**Aim of the exercise**:
Reproduce the listing below from the line with "What React, TypeScript" to the line with "ReferenceArea, ReferenceLine, ReferenceDot", both lines included, character for character, minus any pictures.

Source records
···
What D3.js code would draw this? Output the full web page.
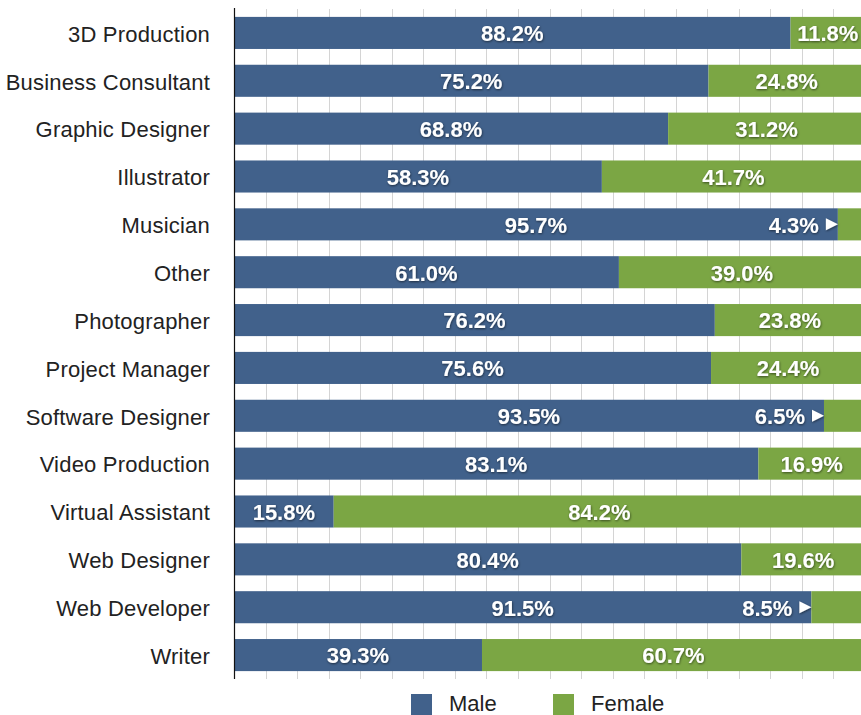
<!DOCTYPE html>
<html><head><meta charset="utf-8">
<script src="https://cdn.jsdelivr.net/npm/d3@7"></script>
<style>
html,body{margin:0;padding:0;background:#fff;}
svg{display:block;font-family:"Liberation Sans",Arial,Helvetica,sans-serif;}
</style></head>
<body>
<svg id="chart" width="861" height="715"></svg>
<script>
const categories = ["3D Production","Business Consultant","Graphic Designer","Illustrator","Musician","Other","Photographer","Project Manager","Software Designer","Video Production","Virtual Assistant","Web Designer","Web Developer","Writer"];
const maleValues = [88.2,75.2,68.8,58.3,95.7,61.0,76.2,75.6,93.5,83.1,15.8,80.4,91.5,39.3];
const femaleValues = [11.8,24.8,31.2,41.7,4.3,39.0,23.8,24.4,6.5,16.9,84.2,19.6,8.5,60.7];
const seriesNames = ["Male","Female"];
const seriesColors = ["#41618b","#7ba644"];
const gridTicks = d3.range(5, 101, 5);

(function(){
const svg = d3.select("#chart");
const mLeft = 234, mRight = 865, mTop = 9, mBottom = 679;

const rows = categories.map((c,i)=>({cat:c, Male:maleValues[i], Female:femaleValues[i]}));
const stack = d3.stack().keys(seriesNames)(rows);

const x = d3.scaleLinear().domain([0,100]).range([mLeft,mRight]);
const y = d3.scaleBand().domain(categories).range([mTop,mBottom]).paddingInner(0.33).paddingOuter(0.165);
const color = d3.scaleOrdinal().domain(seriesNames).range(seriesColors);

const defs = svg.append("defs");
const f = defs.append("filter").attr("id","shadow").attr("x","-20%").attr("y","-30%").attr("width","140%").attr("height","160%");
f.append("feDropShadow").attr("dx",0.5).attr("dy",1).attr("stdDeviation",1.2).attr("flood-color","#000").attr("flood-opacity",0.55);

// gridlines
svg.append("g").selectAll("line").data(gridTicks).join("line")
  .attr("x1",d=>Math.round(x(d))+0.5).attr("x2",d=>Math.round(x(d))+0.5)
  .attr("y1",mTop).attr("y2",mBottom)
  .attr("stroke","#d4d4d4").attr("stroke-width",1);

// bars
const g = svg.append("g");
stack.forEach(s=>{
  g.append("g").attr("fill",color(s.key)).selectAll("rect").data(s).join("rect")
    .attr("x",d=>x(d[0])).attr("width",d=>x(d[1])-x(d[0]))
    .attr("y",d=>y(d.data.cat)).attr("height",y.bandwidth());
});

// axis
const yAxis = d3.axisLeft(y).tickSize(0).tickPadding(24);
const ag = svg.append("g").attr("transform",`translate(${mLeft},0)`).call(yAxis);
ag.select(".domain").remove();
ag.selectAll("text").attr("font-size",22).attr("letter-spacing","0.2px").attr("dy","0.4em").attr("fill","#222").attr("font-family","'Liberation Sans',Arial,sans-serif");
svg.append("line").attr("x1",mLeft+0.5).attr("x2",mLeft+0.5).attr("y1",mTop-1).attr("y2",mBottom).attr("stroke","#111").attr("stroke-width",1.2);

// value labels
const lab = svg.append("g").attr("font-weight","bold").attr("font-size",22).attr("fill","#fff").attr("filter","url(#shadow)");
stack.forEach(s=>{
  s.forEach(d=>{
    const v = d.data[s.key];
    const cy = y(d.data.cat)+y.bandwidth()/2;
    if (s.key==="Female" && v<10) {
      const xb = x(d[0]);
      lab.append("text").attr("x",xb-19).attr("y",cy).attr("dy","0.38em").attr("text-anchor","end").text(v.toFixed(1)+"%");
      lab.append("path").attr("d",`M${xb-12},${cy-6}L${xb},${cy}L${xb-12},${cy+6}Z`);
    } else {
      lab.append("text").attr("x",(x(d[0])+x(d[1]))/2).attr("y",cy).attr("dy","0.38em").attr("text-anchor","middle").text(v.toFixed(1)+"%");
    }
  });
});

// legend
const legendX = [411,553];
const lg = svg.append("g");
seriesNames.forEach((n,i)=>{
  lg.append("rect").attr("x",legendX[i]).attr("y",694).attr("width",21).attr("height",21).attr("fill",color(n));
  lg.append("text").attr("x",legendX[i]+38).attr("y",711).attr("font-size",22).attr("fill","#222").text(n);
});
})();
</script>
</body></html>
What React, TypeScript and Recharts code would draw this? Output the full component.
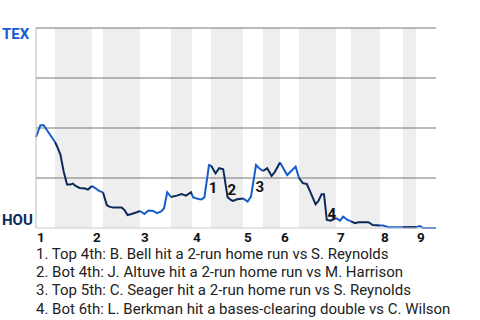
import React from 'react';
import { LineChart, Line, XAxis, YAxis, ReferenceArea, ReferenceLine, ReferenceDot } from 'recharts';

// game progress (0 = first pitch, 100 = final out) and Texas win probability (%)
const progress = [
  0, 1.1, 1.9, 4.75,
  5.25, 6.1, 6.9, 7.75, 8.6, 9.2, 9.8, 10.9, 12.3, 13, 14,
  15, 15.9, 16.75,
  17.7, 18.3, 19.3, 21.4, 22.1, 22.9, 23.9, 25.2, 26,
  27.1, 28.1, 29.3, 30.2, 31.2, 32, 32.8, 33.75,
  35.2, 36.4, 37.5, 38.75, 39,
  39.3, 40.6, 41.4, 42.1, 43.25, 43.75,
  44.9, 45.8, 46.8, 47.9, 48.7, 49.2, 50.3, 51.75,
  52.9, 53.75, 55, 55.8, 56.75,
  57.8, 58.9, 59.75, 61,
  62.8, 64.9, 65.75,
  66.7, 67.7, 68.7, 69.9, 70.6, 71.4, 72, 72.7, 73.7, 75,
  76, 76.8, 77.9, 78.75,
  79.75, 80.6, 83.1, 84.2, 86,
  86.8, 88.1, 91.75,
  95,
  96, 96.8, 100,
];
const texWinPct = [
  45.5, 51.4, 51.4, 43,
  40.9, 36.7, 28.4, 21.7, 21.7, 22.2, 21.2, 20, 19.7, 19.2, 21,
  19.7, 18.4, 17.8,
  11.5, 10.7, 10.2, 10.2, 9, 6.5, 7, 7.9, 8.5,
  7, 8.7, 8.5, 7.4, 8.2, 9.8, 17.9, 15.5,
  16.2, 17, 16.2, 17.9, 16.7,
  15.3, 14.5, 14.3, 15.3, 31.5, 31.2,
  27.3, 29.9, 29.4, 15.4, 14, 13.5, 14.4, 14.8,
  13.2, 15.7, 31.5, 29.9, 28.5,
  29.9, 26, 28.2, 32.7,
  26.5, 30.7, 25,
  22.4, 22, 17.4, 11.8, 13.5, 16.9, 16.9, 4, 3.7, 5,
  3.7, 5.7, 4, 3.3,
  2.4, 2.9, 2.9, 1.5, 1.3,
  1.2, 0.4, 0.4,
  0.4,
  1, 0, 0,
];

// start of each half inning (top 1st, bot 1st, top 2nd, ...), and game end
const halfInningStarts = [0, 4.75, 14, 16.75, 26, 33.75, 39, 43.75, 51.75, 56.75, 61, 65.75, 75, 78.75, 86, 91.75, 95];
const gameEnd = 100;
const inningLabels = ['1', '2', '3', '4', '5', '6', '7', '8', '9'];
const inningStarts = halfInningStarts.filter((_, i) => i % 2 === 0);

const gridValues = [25, 50, 75, 100];
const teamTop = 'TEX';
const teamBottom = 'HOU';

const keyPlayAt = [43.25, 47.9, 55, 72.7];
const keyPlayLabels = ['1', '2', '3', '4'];
const keyPlayTexts = [
  'Top 4th: B. Bell hit a 2-run home run vs S. Reynolds',
  'Bot 4th: J. Altuve hit a 2-run home run vs M. Harrison',
  'Top 5th: C. Seager hit a 2-run home run vs S. Reynolds',
  'Bot 6th: L. Berkman hit a bases-clearing double vs C. Wilson',
];

const BLUE = '#155ccc';
const NAVY = '#0c2b5b';
const FONT = 'Roboto, "Noto Sans", sans-serif';
const EPS = 1e-6;

const halfEnds = halfInningStarts.map((s, k) => (k + 1 < halfInningStarts.length ? halfInningStarts[k + 1] : gameEnd));

const rows = progress.map((x, i) => {
  let inTop = false;
  let inBot = false;
  halfInningStarts.forEach((s, k) => {
    if (x >= s - EPS && x <= halfEnds[k] + EPS) {
      if (k % 2 === 0) inTop = true;
      else inBot = true;
    }
  });
  const v = texWinPct[i];
  return { x, top: inTop ? v : null, bot: inBot ? v : null };
});

const keyPlayPoints = keyPlayAt.map((at, j) => {
  const i = progress.findIndex((p) => Math.abs(p - at) < EPS);
  return {
    x: (progress[i - 1] + progress[i]) / 2,
    y: (texWinPct[i - 1] + texWinPct[i]) / 2,
    label: keyPlayLabels[j],
  };
});

const XTick = (props: any) => {
  const { x, y, payload } = props;
  const idx = inningStarts.findIndex((s) => Math.abs(s - payload.value) < EPS);
  return (
    <text x={x} y={y} dx={1} dy={6} textAnchor="start" fontFamily={FONT} fontWeight="bold" fontSize={13.5} fill="#111">
      {idx >= 0 ? inningLabels[idx] : ''}
    </text>
  );
};

const YTick = (props: any) => {
  const { y, payload } = props;
  if (payload.value === 100) {
    return (
      <text x={2} y={y + 11} textAnchor="start" fontFamily={FONT} fontWeight="bold" fontSize={15} fill={BLUE}>
        {teamTop}
      </text>
    );
  }
  if (payload.value === 0) {
    return (
      <text x={2} y={y - 3} textAnchor="start" fontFamily={FONT} fontWeight="bold" fontSize={15} fill={NAVY}>
        {teamBottom}
      </text>
    );
  }
  return <g />;
};

export default function App() {
  return (
    <div style={{ position: 'absolute', left: 0, top: 0, width: 480, height: 320, background: '#fff', fontFamily: FONT }}>
      <LineChart width={480} height={250} data={rows} margin={{ top: 28, right: 44, bottom: 0, left: 0 }}>
        {halfInningStarts.map((s, k) =>
          k % 2 === 1 ? (
            <ReferenceArea key={'b' + k} x1={s} x2={halfEnds[k]} y1={0} y2={100} fill="#eeeeee" fillOpacity={1} stroke="none" ifOverflow="visible" />
          ) : null
        )}
        <XAxis
          type="number"
          dataKey="x"
          domain={[0, gameEnd]}
          ticks={inningStarts}
          interval={0}
          tick={<XTick />}
          tickLine={false}
          axisLine={{ stroke: '#cccccc' }}
          height={22}
        />
        <YAxis
          type="number"
          domain={[0, 100]}
          ticks={[0, 25, 50, 75, 100]}
          interval={0}
          width={36}
          tick={<YTick />}
          tickLine={false}
          axisLine={{ stroke: '#bbbbbb' }}
        />
        {gridValues.map((v) => (
          <ReferenceLine key={'g' + v} y={v} stroke="#777777" strokeWidth={1} ifOverflow="visible" />
        ))}
        <Line type="linear" dataKey="top" stroke={BLUE} strokeWidth={2} dot={false} activeDot={false} isAnimationActive={false} connectNulls={false} />
        <Line type="linear" dataKey="bot" stroke={NAVY} strokeWidth={2} dot={false} activeDot={false} isAnimationActive={false} connectNulls={false} />
        {keyPlayPoints.map((p) => (
          <ReferenceDot
            key={'k' + p.label}
            x={p.x}
            y={p.y}
            r={1}
            ifOverflow="visible"
            shape={(sp: any) => (
              <text x={sp.cx} y={sp.cy} dx={2} dy={11.5} textAnchor="start" fontFamily={FONT} fontWeight="bold" fontSize={15} fill="#111">
                {p.label}
              </text>
            )}
          />
        ))}
      </LineChart>
      <div style={{ position: 'absolute', left: 36, top: 245, fontSize: 15, lineHeight: '18.2px', color: '#222', whiteSpace: 'nowrap' }}>
        {keyPlayTexts.map((t, j) => (
          <div key={j}>{keyPlayLabels[j] + '. ' + t}</div>
        ))}
      </div>
    </div>
  );
}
···
**Exercise response**:
What React, TypeScript and Recharts code would draw this? Output the full component.
import React from 'react';
import { LineChart, Line, XAxis, YAxis, ReferenceArea, ReferenceLine, ReferenceDot } from 'recharts';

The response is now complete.